Выводы
Я не претендую на глубину и профессионализм анализа, подвластный опытным дипломатам и мастерам контртеррористических служб. Но выводы, по крайней мере те, которые можно сделать на основании вышеприведенной статистики и истории, сильно расходятся с интуитивными реакциями.
Терроризм — это тип преступной деятельности, мало отличающийся от других форм организованной преступности — разве что в его основе лежит больше идеологической составляющей, чем в торговле наркотиками. Как и другие виды оргпреступности и бандитизма, терроризм концентрируется в зонах с низким уровнем жизни, слабыми институтами власти и общества, низким образованием населения. Терроризм изначально не имеет национальности или религии — просто по стечению обстоятельств сегодня почва для развития терроризма значительно плодороднее в части мусульманских стран. В том, что это так, есть доля вины развитых стран. Это не повод для самобичевания, но важный факт, не осознавая которого мы не сможем справиться с терроризмом. То, что происходит в странах, серьезно страдающих от терроризма, является, по меркам развитого общества, перманентной гуманитарной катастрофой. Теракты в развитых странах — всего лишь отголоски этой катастрофы, а не война против этих стран.
Терроризм в развитых странах — явление значительно менее опасное, чем банальная преступность, врачебная халатность или даже нарушение техники безопасности на железнодорожном транспорте. Из этого никак не следует, что с терроризмом не надо бороться. Борьба с террором должна идти так же, как с любой организованной преступностью, — усилением оперативной работы и охраны потенциальных объектов атаки, работой с подверженными радикальным идеям членами общества.
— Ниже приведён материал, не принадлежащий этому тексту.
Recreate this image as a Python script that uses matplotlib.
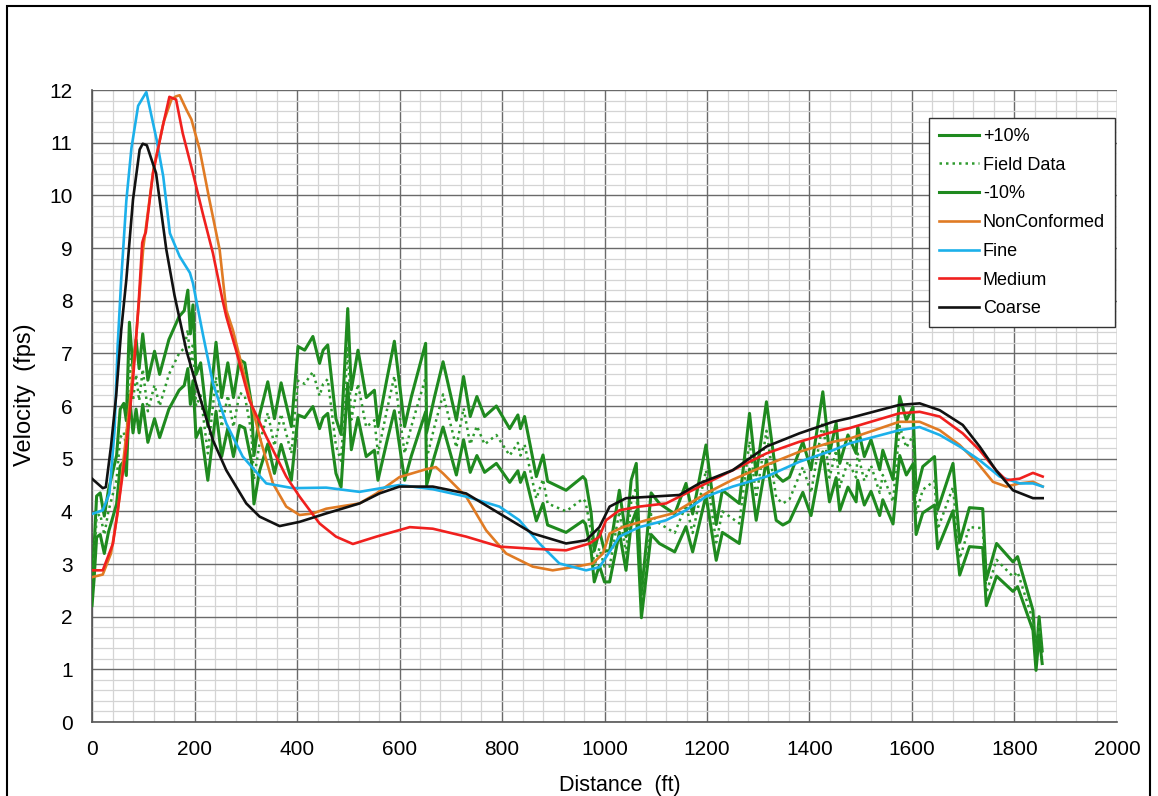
import matplotlib
matplotlib.use("Agg")
import matplotlib.pyplot as plt
from matplotlib.ticker import MultipleLocator
from matplotlib.patches import Rectangle

plt.rcParams['font.family'] = ['Liberation Sans', 'DejaVu Sans']

# ---------------- data ----------------
field_x = [0, 4, 9, 16, 24, 32, 40, 48, 55, 62, 67, 73, 80, 86, 92, 99, 109, 122, 132, 150,
           170, 180, 187, 192, 197, 203, 212, 226, 242, 253, 265, 276, 288, 298, 311, 316, 327, 343, 356, 369,
           389, 402, 415, 431, 444, 451, 460, 476, 486, 499, 506, 519, 535, 551, 558, 575, 590, 610, 623, 651,
           653, 668, 685, 711, 725, 738, 751, 766, 789, 815, 831, 836, 844, 867, 880, 889, 925, 958, 963, 974,
           980, 990, 1000, 1010, 1020, 1029, 1042, 1052, 1062, 1072, 1091, 1107, 1137, 1159, 1172, 1198, 1218, 1230, 1263, 1283,
           1296, 1316, 1335, 1348, 1361, 1387, 1403, 1426, 1439, 1452, 1459, 1475, 1491, 1494, 1507, 1520, 1537, 1543, 1563, 1576,
           1589, 1602, 1608, 1621, 1644, 1650, 1680, 1693, 1712, 1738, 1745, 1765, 1797, 1806, 1836, 1842, 1848, 1854]
field_y = [2.45, 3.0, 3.9, 3.95, 3.55, 4.0, 4.3, 4.6, 5.4, 5.5, 5.2, 6.9, 6.1, 6.6, 6.1, 6.7, 5.9, 6.4, 6.0, 6.6,
           7.0, 7.1, 7.45, 6.7, 7.2, 6.0, 6.2, 5.1, 6.55, 5.6, 6.2, 5.6, 6.25, 6.2, 5.5, 4.6, 5.3, 5.87, 5.24, 5.85,
           5.1, 6.48, 6.42, 6.65, 6.19, 6.42, 6.51, 5.24, 4.96, 7.14, 5.74, 6.42, 5.6, 5.73, 5.1, 5.9, 6.57, 5.1, 5.61, 6.54,
           5.0, 5.6, 6.22, 5.21, 5.96, 5.27, 5.62, 5.27, 5.45, 5.06, 5.3, 5.06, 5.27, 4.24, 4.61, 4.15, 4.0, 4.24, 4.18, 3.6,
           2.95, 3.3, 2.95, 2.95, 3.5, 4.0, 3.2, 4.17, 4.46, 2.2, 3.95, 3.77, 3.59, 4.12, 3.59, 4.78, 3.41, 4.0, 3.77, 5.33,
           4.26, 5.53, 4.26, 4.15, 4.23, 4.84, 4.35, 5.7, 4.64, 5.16, 4.46, 4.95, 4.64, 5.1, 4.58, 4.87, 4.35, 4.69, 4.18, 5.62,
           5.21, 5.44, 3.95, 4.41, 4.58, 3.66, 4.46, 3.1, 3.7, 3.68, 2.45, 3.08, 2.76, 2.85, 1.93, 1.09, 1.82, 1.23]
plus10_y = [2.70, 3.30, 4.29, 4.35, 3.91, 4.40, 4.73, 5.06, 5.94, 6.05, 5.72, 7.59, 6.71, 7.26, 6.71, 7.37, 6.49, 7.04, 6.60, 7.26,
            7.70, 7.81, 8.20, 7.37, 7.92, 6.60, 6.82, 5.61, 7.21, 6.16, 6.82, 6.16, 6.88, 6.82, 6.05, 5.06, 5.83, 6.46, 5.76, 6.44,
            5.61, 7.13, 7.06, 7.32, 6.81, 7.06, 7.16, 5.76, 5.46, 7.85, 6.31, 7.06, 6.16, 6.30, 5.61, 6.49, 7.23, 5.61, 6.17, 7.19,
            5.50, 6.16, 6.84, 5.73, 6.56, 5.80, 6.18, 5.80, 6.00, 5.57, 5.83, 5.57, 5.80, 4.66, 5.07, 4.57, 4.40, 4.66, 4.60, 3.96,
            3.25, 3.63, 3.25, 3.25, 3.85, 4.40, 3.52, 4.59, 4.91, 2.42, 4.35, 4.15, 3.95, 4.53, 3.95, 5.26, 3.75, 4.40, 4.15, 5.86,
            4.69, 6.08, 4.69, 4.57, 4.65, 5.32, 4.79, 6.27, 5.10, 5.68, 4.91, 5.45, 5.10, 5.61, 5.04, 5.36, 4.79, 5.16, 4.60, 6.18,
            5.73, 5.98, 4.35, 4.85, 5.04, 4.03, 4.91, 3.41, 4.07, 4.05, 2.70, 3.39, 3.04, 3.14, 2.12, 1.20, 2.00, 1.35]
minus10_y = [2.21, 2.70, 3.51, 3.56, 3.20, 3.60, 3.87, 4.14, 4.86, 4.95, 4.68, 6.21, 5.49, 5.94, 5.49, 6.03, 5.31, 5.76, 5.40, 5.94,
             6.30, 6.39, 6.71, 6.03, 6.48, 5.40, 5.58, 4.59, 5.90, 5.04, 5.58, 5.04, 5.63, 5.58, 4.95, 4.14, 4.77, 5.28, 4.72, 5.27,
             4.59, 5.83, 5.78, 5.99, 5.57, 5.78, 5.86, 4.72, 4.46, 6.43, 5.17, 5.78, 5.04, 5.16, 4.59, 5.31, 5.91, 4.59, 5.05, 5.89,
             4.50, 5.04, 5.60, 4.69, 5.36, 4.74, 5.06, 4.74, 4.91, 4.55, 4.77, 4.55, 4.74, 3.82, 4.15, 3.74, 3.60, 3.82, 3.76, 3.24,
             2.66, 2.97, 2.66, 2.66, 3.15, 3.60, 2.88, 3.75, 4.01, 1.98, 3.56, 3.39, 3.23, 3.71, 3.23, 4.30, 3.07, 3.60, 3.39, 4.80,
             3.83, 4.98, 3.83, 3.74, 3.81, 4.36, 3.92, 5.13, 4.18, 4.64, 4.01, 4.46, 4.18, 4.59, 4.12, 4.38, 3.92, 4.22, 3.76, 5.06,
             4.69, 4.90, 3.56, 3.97, 4.12, 3.29, 4.01, 2.79, 3.33, 3.31, 2.21, 2.77, 2.48, 2.57, 1.74, 0.98, 1.64, 1.11]

nonconf_x = [0, 21, 37, 50, 60, 73, 86, 100, 120, 140, 155, 164, 171, 184, 194, 210, 229, 249, 262, 275,
             301, 327, 353, 379, 405, 431, 457, 522, 555, 600, 652, 671, 685, 730, 769, 808, 860, 899, 944, 977,
             997, 1010, 1036, 1081, 1133, 1166, 1198, 1250, 1316, 1380, 1446, 1478, 1575, 1615, 1654, 1693, 1726, 1758, 1784, 1810,
             1836, 1855]
nonconf_y = [2.75, 2.8, 3.2, 3.96, 4.85, 6.0, 7.3, 9.0, 10.5, 11.4, 11.82, 11.88, 11.9, 11.63, 11.44, 10.87, 9.92, 8.97, 7.82, 7.44,
             6.43, 5.42, 4.53, 4.09, 3.93, 3.96, 4.05, 4.15, 4.34, 4.65, 4.8, 4.84, 4.72, 4.28, 3.64, 3.2, 2.95, 2.88, 2.95, 3.01,
             3.2, 3.58, 3.7, 3.83, 3.96, 4.15, 4.34, 4.6, 4.88, 5.13, 5.32, 5.38, 5.7, 5.7, 5.54, 5.26, 4.94, 4.56, 4.47, 4.53,
             4.56, 4.47]

fine_x = [0, 21, 34, 44, 50, 57, 67, 77, 90, 106, 126, 139, 152, 171, 191, 197, 216, 236, 262, 294,
          340, 392, 457, 522, 600, 665, 730, 795, 834, 873, 912, 964, 990, 1003, 1029, 1068, 1120, 1159, 1198, 1250,
          1316, 1380, 1446, 1478, 1575, 1615, 1654, 1693, 1732, 1771, 1810, 1836, 1855]
fine_y = [3.95, 4.02, 4.34, 5.54, 7.13, 8.4, 9.9, 10.9, 11.7, 11.96, 11.06, 10.36, 9.28, 8.84, 8.53, 8.33, 7.38, 6.43, 5.67, 5.04,
          4.53, 4.44, 4.45, 4.37, 4.5, 4.42, 4.28, 4.09, 3.83, 3.39, 3.01, 2.88, 2.94, 3.13, 3.52, 3.7, 3.83, 4.02, 4.28, 4.47,
          4.66, 4.94, 5.16, 5.29, 5.54, 5.6, 5.45, 5.23, 4.97, 4.66, 4.53, 4.53, 4.47]

medium_x = [0, 21, 41, 54, 67, 80, 91, 98, 101, 105, 119, 138, 151, 164, 177, 197, 216, 236, 255, 262,
            281, 307, 340, 379, 405, 444, 476, 509, 555, 620, 665, 730, 795, 860, 925, 971, 990, 1003, 1029, 1068,
            1120, 1159, 1198, 1250, 1316, 1380, 1446, 1478, 1575, 1615, 1654, 1699, 1732, 1764, 1784, 1810, 1836, 1855]
medium_y = [2.88, 2.88, 3.39, 4.28, 5.23, 6.49, 7.95, 9.1, 9.2, 9.3, 10.42, 11.31, 11.87, 11.82, 11.18, 10.42, 9.66, 8.9, 8.0, 7.7,
            7.06, 6.11, 5.42, 4.66, 4.28, 3.77, 3.52, 3.38, 3.52, 3.7, 3.67, 3.52, 3.33, 3.29, 3.26, 3.39, 3.52, 3.83, 4.02, 4.09,
            4.15, 4.34, 4.53, 4.78, 5.1, 5.32, 5.51, 5.58, 5.86, 5.89, 5.8, 5.48, 5.16, 4.78, 4.59, 4.62, 4.73, 4.66]

coarse_x = [0, 21, 27, 37, 47, 57, 67, 80, 93, 99, 107, 125, 145, 161, 184, 210, 236, 262, 301, 327,
            366, 405, 457, 522, 561, 600, 665, 730, 795, 860, 925, 964, 990, 1010, 1042, 1094, 1146, 1185, 1250, 1316,
            1380, 1446, 1478, 1575, 1615, 1654, 1699, 1732, 1764, 1797, 1836, 1855]
coarse_y = [4.62, 4.44, 4.46, 5.23, 6.18, 7.44, 8.4, 9.92, 10.87, 10.98, 10.95, 10.42, 8.97, 8.1, 7.06, 6.18, 5.35, 4.78, 4.15, 3.9,
            3.72, 3.8, 3.96, 4.15, 4.34, 4.47, 4.47, 4.34, 3.96, 3.58, 3.39, 3.45, 3.7, 4.09, 4.25, 4.28, 4.31, 4.53, 4.78, 5.23,
            5.48, 5.7, 5.77, 6.02, 6.05, 5.92, 5.64, 5.23, 4.78, 4.4, 4.25, 4.25]

x_ticks = [0, 200, 400, 600, 800, 1000, 1200, 1400, 1600, 1800, 2000]
y_ticks = [0, 1, 2, 3, 4, 5, 6, 7, 8, 9, 10, 11, 12]

# ---------------- figure ----------------
W, H = 1158, 796
fig = plt.figure(figsize=(W / 100, H / 100), dpi=100)
fig.patch.set_facecolor('white')
fig.patches.append(Rectangle((7 / W, -0.02), (1150 - 7) / W, (796 - 6) / H + 0.02,
                             transform=fig.transFigure, fill=False, edgecolor='black', linewidth=1.5))

ax = fig.add_axes([92 / W, 74 / H, 1025 / W, 632 / H])

GREEN = '#1f8a1f'
ax.plot(field_x, plus10_y, color=GREEN, lw=2.2, label='+10%', zorder=3)
ax.plot(field_x, field_y, color='#2e9a2e', lw=1.8, ls=(0, (1, 1.6)), label='Field Data', zorder=3)
ax.plot(field_x, minus10_y, color=GREEN, lw=2.2, label='-10%', zorder=3)
ax.plot(nonconf_x, nonconf_y, color='#e07b24', lw=1.9, label='NonConformed', zorder=4)
ax.plot(fine_x, fine_y, color='#1cb0ea', lw=1.9, label='Fine', zorder=4)
ax.plot(medium_x, medium_y, color='#f0201e', lw=1.9, label='Medium', zorder=4)
ax.plot(coarse_x, coarse_y, color='#111111', lw=1.9, label='Coarse', zorder=4)

ax.set_xlim(0, 2000)
ax.set_ylim(0, 12)
ax.set_xticks(x_ticks)
ax.set_yticks(y_ticks)
ax.xaxis.set_minor_locator(MultipleLocator(40))
ax.yaxis.set_minor_locator(MultipleLocator(0.2))
ax.grid(which='minor', color='#d4d4d4', lw=0.9, zorder=0)
ax.grid(which='major', color='#6a6a6a', lw=1.0, zorder=1)
ax.set_axisbelow(True)
ax.tick_params(which='both', length=0, labelsize=15, colors='black')
ax.tick_params(axis='x', pad=13)
ax.tick_params(axis='y', pad=14)
for s in ['top', 'right']:
    ax.spines[s].set_visible(False)
for s in ['left', 'bottom']:
    ax.spines[s].set_color('#555555')
    ax.spines[s].set_linewidth(1.2)

fig.text(620 / W, 1 - 785 / H, 'Distance  (ft)', ha='center', va='center', fontsize=15.5)
fig.text(25 / W, 1 - 395 / H, 'Velocity  (fps)', ha='center', va='center', fontsize=17, rotation=90)

leg = ax.legend(loc='upper right', bbox_to_anchor=((1115 - 92) / 1025, (722 - 118) / 632),
                fontsize=13, frameon=True, fancybox=False, edgecolor='#333333', framealpha=1,
                handlelength=2.2, handletextpad=0.22, labelspacing=0.65,
                borderpad=0.55, borderaxespad=0)
leg.get_frame().set_linewidth(1.0)

fig.savefig('out.png', dpi=100)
Речь об ограничениях свобод, об изменениях устоев общества идти не может — ничего из этого не делается для борьбы с преступностью, и Европа не только жива, но и последовательно сокращает эту самую преступность.
Ни в коем случае нельзя даже думать об ограничении или отмене основополагающих принципов, которые сделали Европу Европой, например — принципа презумпции невиновности, заставляющего смотреть на беженцев не как на потенциальных террористов, а как на требующих защиты и помощи людей. Те, кто навязывает идею «смертельной опасности терроризма для Европы», опасны для Европы больше, чем террористы. Закрытие границ, ограничение информации и свобод, расширение полномочий силовых органов не защитят Европу от редких взрывов. Они быстро превратят Европу в подобие того мира, откуда терроризм сегодня выходит. Этого и хотят организаторы терактов — их интересует не смерть отдельных европейцев, а смерть всей Европы. Их теракты — комариные укусы; настоящий план состоит в том, что страх перед укусами заставит Европу уничтожить себя самостоятельно.
«Мы» — практически такие же, как «они». Между нами — стена кровавых ошибок и обид, сцементированная коммерческим интересом преступных групп и соперничающих режимов немусульманского мира и безумием немногочисленных фанатиков (которые, как правило, успешно совмещают фанатизм с коммерческим интересом). Конфронтация только надстраивает стену, а цемент всегда в избытке. Надо искать пути взаимопонимания и взаимодействия. Вышесказанное, конечно, не касается ни исполнителей терактов, ни их заказчиков, ни организаторов. Все они — банальные особо опасные преступники. Бандиты — не «мы» и не «они». Понимать, жалеть, помогать, объединяться нужно до момента, когда человек становится преступником. Мы — не враги мусульман, жителей Ближнего Востока, мы не должны вести с ними войны, изолироваться, отказывать в помощи. Это не противоречит уничтожению террористов — вне зависимости от пола, возраста и причин, побудивших их совершить теракт. Это не противоречит поимке и наказанию тех, кто подстрекает к совершению теракта, и тех, кто публично поддерживает совершение терактов, — точно так же, как в случае других преступлений. Но это противоречит любым действиям в отношении террористов, которые мы не делаем в отношении других особо опасных преступников — например, введению ответственности членов семьи.